Das liegt nicht zuletzt an seinem großen Auftritt am 21. Juni 1966 auf dem Hauptmarkt, mit dem er „Die Heiligen Barbaren“ bewerben wollte. Mit Flyern und dem „1. Manifest, gegeben zu Trier, und das ist erst der Anfang.“ Er war bereit – das Moselmetropölchen noch nicht. Seine zehn Punkte begannen mit der freundlichen Bitte, „Helfen Sie mit, den Trierer Dom abzureißen“, er hieß auch „alte Nazis herzlich willkommen“ und fragte zynisch: „Warum schänden Sie nicht kleine Mädchen.“

 Hans Neuenfels steht vor dem damals neuen Theater Trier kopf. In Trier wurde der Regisseur 1966 vom Hof gejagt - später macht er richtig Karriere.

Hans Neuenfels steht vor dem damals neuen Theater Trier kopf. In Trier wurde der Regisseur 1966 vom Hof gejagt - später macht er richtig Karriere.

Foto: g_luxemb <g_luxemb2@volksfreund.de>

Der bitterböse Sarkasmus kam nur so mittelgut an.

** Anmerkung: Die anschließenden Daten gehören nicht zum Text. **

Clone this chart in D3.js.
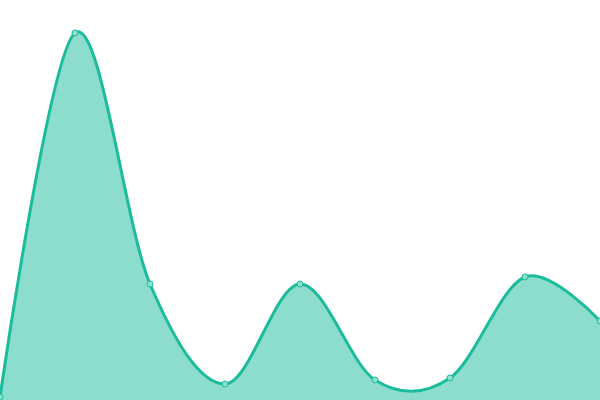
<!DOCTYPE html>
<html>
<head>
<meta charset="utf-8">
<script src="https://cdn.jsdelivr.net/npm/d3@7"></script>
<style>
  html, body { margin: 0; padding: 0; background: #fff; }
  svg { display: block; }
</style>
</head>
<body>
<svg id="chart"></svg>
<script>
// values
const labels = [0, 1, 2, 3, 4, 5, 6, 7, 8];
const values = [0.75, 91.75, 29, 4, 29, 5, 5.5, 30.75, 19.75];

const width = 600;
const height = 400;

const svg = d3.select('#chart')
  .attr('width', width)
  .attr('height', height);

const x = d3.scaleLinear()
  .domain(d3.extent(labels))
  .range([0, width]);

const y = d3.scaleLinear()
  .domain([0, 100])
  .range([height, 0]);

const data = labels.map((l, i) => ({ l, v: values[i] }));

const area = d3.area()
  .x(d => x(d.l))
  .y0(height)
  .y1(d => y(d.v))
  .curve(d3.curveCardinal);

const line = d3.line()
  .x(d => x(d.l))
  .y(d => y(d.v))
  .curve(d3.curveCardinal);

svg.append('path')
  .datum(data)
  .attr('fill', '#1abc9c')
  .attr('fill-opacity', 0.5)
  .attr('d', area);

svg.append('path')
  .datum(data)
  .attr('fill', 'none')
  .attr('stroke', '#1abc9c')
  .attr('stroke-width', 3)
  .attr('d', line);

svg.selectAll('.pt')
  .data(data)
  .enter()
  .append('circle')
  .attr('class', 'pt')
  .attr('cx', d => x(d.l))
  .attr('cy', d => y(d.v))
  .attr('r', 3)
  .attr('fill', '#8ce0cf')
  .attr('stroke', '#1abc9c')
  .attr('stroke-width', 1);
</script>
</body>
</html>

Neuenfels erinnerte sich – so berichtete der TV von seiner Lesung– „an eine wilde Verfolgungsjagd, bei der er sich der angedrohten Prügel nur durch das Fenster einer benachbarten Kaffeehaustoilette entziehen konnte.“

 Das war für Neuenfels der Anfang vom Ende in Trier. Die Karriere fing aber erst richtig an. Seine Provokationen brachten ihm auch kurz darauf bei der Inszenierung von Peter Handkes „Publikumsbeschimpfung“ in Krefeld Ärger ein. Er bekam den Furor des – Überraschung! – beschimpften Publikums zu spüren. Ein Kritiker schwelgte: „Man war außer sich und man war glücklich.“ 

Denn da war Potenzial hinter dem Poltern. Die Provokation war kein reiner Selbstzweck. Ein Revoluzzer, ja, aber einer mit Format. Neuenfels inszenierte danach unter anderem in Frankfurt, Stuttgart, Hamburg, Berlin, München, Zürich und Wien. Dreimal wurde er zum „Opernregisseur des Jahres“ gewählt. Auch lange danach war er immer wieder für Skandale gut, das war kein Trierer Privileg.

 Die letzte Trierer Neuenfels-Inszenierung 1966: Slawomir Mrozeks „Tango“ mit dem unvergessenen Günter Reim (links). Foto: TV-Archiv/Ewerz 

Die letzte Trierer Neuenfels-Inszenierung 1966: Slawomir Mrozeks „Tango“ mit dem unvergessenen Günter Reim (links). Foto: TV-Archiv/Ewerz 

Foto: Ewerz

In Frankfurt ließ er „Aida“ die Böden putzen. Und 2006 sorgte er weltweit für (Theater-)Schlagzeilen, weil sein religionskritischer „Idomeneo“ an der Deutschen Oper Berlin aus Sorge vor islamistischen Bedrohungen abgesetzt worden war. In der Szene des Anstoßes legte König Idomeneo die abgeschlagenen Köpfe von Buddha, Mohammed, Jesus und Poseidon auf vier Stühle.

„Ohne Theater und Oper hätte ich ein für mich nicht gelungenes Leben geführt, sie waren meine Rettung und mein Glück“, resümierte Neuenfels 2010 in einem dpa-Interview. „Die Bühnenarbeit hat mir eine unglaubliche Kraft gegeben, es war eine große Bereicherung meines Lebens.“

Mit Trier hatte er da längst seinen Frieden gemacht. Das war schließlich die Stadt, so merkte er augenzwinkernd bei seinem letzten Auftritt in Trier 2012 an, „die der Anfang allen Übels war“.